WHAT THE TASK ASKS:
Include the line containing "const yAxisLabelAt = [[111.7, 22.8], [231.7, 22.8], [398, 25]];" and all lines before it, repeated exactly from the listing below, without pictures.
BEGIN RECORDED DATA
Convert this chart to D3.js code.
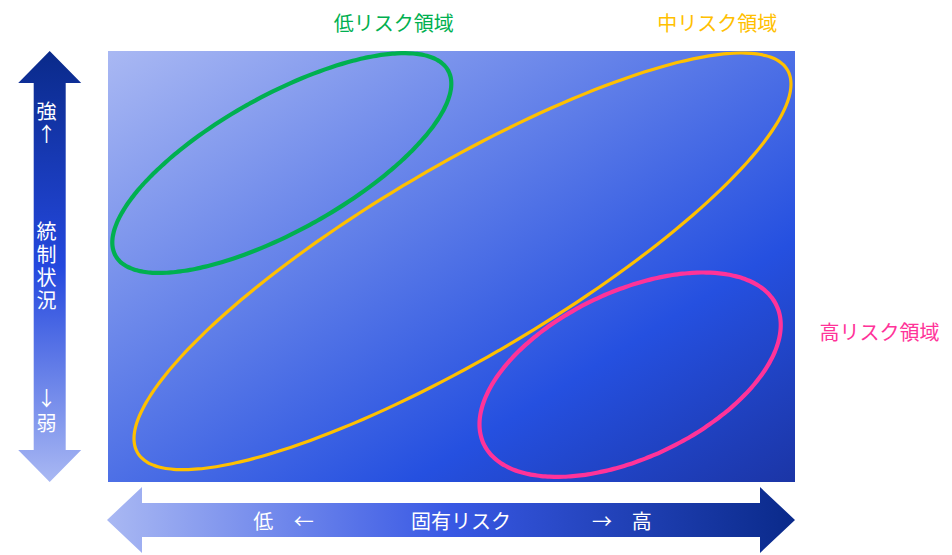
<!DOCTYPE html>
<html><head><meta charset="utf-8">
<script src="https://cdn.jsdelivr.net/npm/d3@7"></script>
<style>html,body{margin:0;padding:0;background:#fff;}svg{display:block;}
.vt{writing-mode:vertical-rl;text-orientation:upright;}</style>
</head><body>
<script>
// ---- data (data units: inherent risk 0-100 on x, control strength 0-100 on y) ----
const regionNames = ["低リスク領域", "中リスク領域", "高リスク領域"];
const regionCenters = [[25.3, 74.0], [51.6, 51.2], [76.0, 24.9]];
const regionMajorEnds = [[49.5, 95.5], [98.9, 95.6], [97.3, 41.0]];
const regionMinorEnds = [[30.1, 60.3], [58.6, 32.1], [81.2, 7.5]];
const regionLabelAnchors = [[41.6, 106.7], [88.7, 106.7], [112.3, 35.0]];
const xAxisLabels = ["低", "←", "固有リスク", "→", "高"];
const xAxisLabelAt = [22.6, 28.5, 51.4, 71.9, 77.7];
const yAxisLabels = ["強↑", "統制状況", "↓弱"];
const yAxisLabelAt = [[111.7, 22.8], [231.7, 22.8], [398, 25]]; // first glyph centre (px), pitch (px)

// ---- styles ----
const regionColors = ["#00b050", "#ffc000", "#ff3399"];
const regionStroke = [4.2, 3.2, 4.2];
const FONT = "'Noto Sans CJK JP','Noto Sans',sans-serif";
const FS = 20;

const W = 952, H = 555;
const plot = {left: 108, right: 795, top: 51, bottom: 482};

const x = d3.scaleLinear().domain([0, 100]).range([plot.left, plot.right]);
const y = d3.scaleLinear().domain([0, 100]).range([plot.bottom, plot.top]);

const svg = d3.select("body").append("svg").attr("width", W).attr("height", H);
const defs = svg.append("defs");

function grad(id, x2, y2, stops) {
  const g = defs.append("linearGradient").attr("id", id)
    .attr("x1", 0).attr("y1", 0).attr("x2", x2).attr("y2", y2);
  stops.forEach(([o, c]) => g.append("stop").attr("offset", o).attr("stop-color", c));
}
grad("bg", 1, 1, [[0, "#a9b8f3"], [0.72, "#2550e0"], [1, "#1b35a6"]]);
grad("vArrow", 0, 1, [[0, "#0a2a8a"], [0.5, "#2448de"], [1, "#a9b8f3"]]);
grad("hArrow", 1, 0, [[0, "#a9b8f3"], [0.5, "#3858e4"], [1, "#0a2a8a"]]);

// plot background
svg.append("rect")
  .attr("x", x(0)).attr("y", y(100))
  .attr("width", x(100) - x(0)).attr("height", y(0) - y(100))
  .attr("fill", "url(#bg)");

// regions (ellipses built in data space, mapped through the scales)
const ts = d3.range(0, 360, 2).map(d => d * Math.PI / 180);
const line = d3.line().x(d => x(d[0])).y(d => y(d[1])).curve(d3.curveCardinalClosed);
regionNames.forEach((name, i) => {
  const c = regionCenters[i], m = regionMajorEnds[i], n = regionMinorEnds[i];
  const pts = ts.map(t => [
    c[0] + (m[0] - c[0]) * Math.cos(t) + (n[0] - c[0]) * Math.sin(t),
    c[1] + (m[1] - c[1]) * Math.cos(t) + (n[1] - c[1]) * Math.sin(t)
  ]);
  svg.append("path").attr("d", line(pts))
    .attr("fill", "none").attr("stroke", regionColors[i]).attr("stroke-width", regionStroke[i]);
  const a = regionLabelAnchors[i];
  svg.append("text").attr("x", x(a[0])).attr("y", y(a[1]))
    .attr("text-anchor", "middle").attr("dominant-baseline", "central")
    .attr("font-family", FONT).attr("font-size", FS).attr("fill", regionColors[i])
    .text(name);
});

// vertical arrow (control status)
const vx = 49.7, headHalf = 31.5, shaftHalf = 16, headLen = 32;
const vTop = y(100), vBot = y(0);
svg.append("path").attr("fill", "url(#vArrow)").attr("d", [
  "M", vx, vTop, "L", vx + headHalf, vTop + headLen, "L", vx + shaftHalf, vTop + headLen,
  "L", vx + shaftHalf, vBot - headLen, "L", vx + headHalf, vBot - headLen, "L", vx, vBot,
  "L", vx - headHalf, vBot - headLen, "L", vx - shaftHalf, vBot - headLen,
  "L", vx - shaftHalf, vTop + headLen, "L", vx - headHalf, vTop + headLen, "Z"].join(" "));

svg.append("g").selectAll("text").data(yAxisLabels).join("text")
  .attr("class", "vt")
  .attr("x", 46.5).attr("y", (d, i) => yAxisLabelAt[i][0] - FS / 2)
  .attr("letter-spacing", (d, i) => yAxisLabelAt[i][1] - FS)
  .attr("font-family", FONT).attr("font-size", FS).attr("fill", "#fff")
  .text(d => d);

// horizontal arrow (inherent risk)
const hy = 520, hHead = 33, hShaft = 17, hLen = 35;
const hL = x(0) - 1, hR = x(100);
svg.append("path").attr("fill", "url(#hArrow)").attr("d", [
  "M", hL, hy, "L", hL + hLen, hy - hHead, "L", hL + hLen, hy - hShaft,
  "L", hR - hLen, hy - hShaft, "L", hR - hLen, hy - hHead, "L", hR, hy,
  "L", hR - hLen, hy + hHead, "L", hR - hLen, hy + hShaft,
  "L", hL + hLen, hy + hShaft, "L", hL + hLen, hy + hHead, "Z"].join(" "));

svg.append("g").selectAll("text").data(xAxisLabels).join("text")
  .attr("x", (d, i) => x(xAxisLabelAt[i])).attr("y", hy)
  .attr("text-anchor", "middle").attr("dominant-baseline", "central")
  .attr("font-family", FONT).attr("font-size", FS).attr("fill", "#fff")
  .text(d => d);
</script>
</body></html>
END RECORDED DATA
THE ANSWER:
Convert this chart to D3.js code.
<!DOCTYPE html>
<html><head><meta charset="utf-8">
<script src="https://cdn.jsdelivr.net/npm/d3@7"></script>
<style>html,body{margin:0;padding:0;background:#fff;}svg{display:block;}
.vt{writing-mode:vertical-rl;text-orientation:upright;}</style>
</head><body>
<script>
// ---- data (data units: inherent risk 0-100 on x, control strength 0-100 on y) ----
const regionNames = ["低リスク領域", "中リスク領域", "高リスク領域"];
const regionCenters = [[25.3, 74.0], [51.6, 51.2], [76.0, 24.9]];
const regionMajorEnds = [[49.5, 95.5], [98.9, 95.6], [97.3, 41.0]];
const regionMinorEnds = [[30.1, 60.3], [58.6, 32.1], [81.2, 7.5]];
const regionLabelAnchors = [[41.6, 106.7], [88.7, 106.7], [112.3, 35.0]];
const xAxisLabels = ["低", "←", "固有リスク", "→", "高"];
const xAxisLabelAt = [22.6, 28.5, 51.4, 71.9, 77.7];
const yAxisLabels = ["強↑", "統制状況", "↓弱"];
const yAxisLabelAt = [[111.7, 22.8], [231.7, 22.8], [398, 25]]; // first glyph centre (px), pitch (px)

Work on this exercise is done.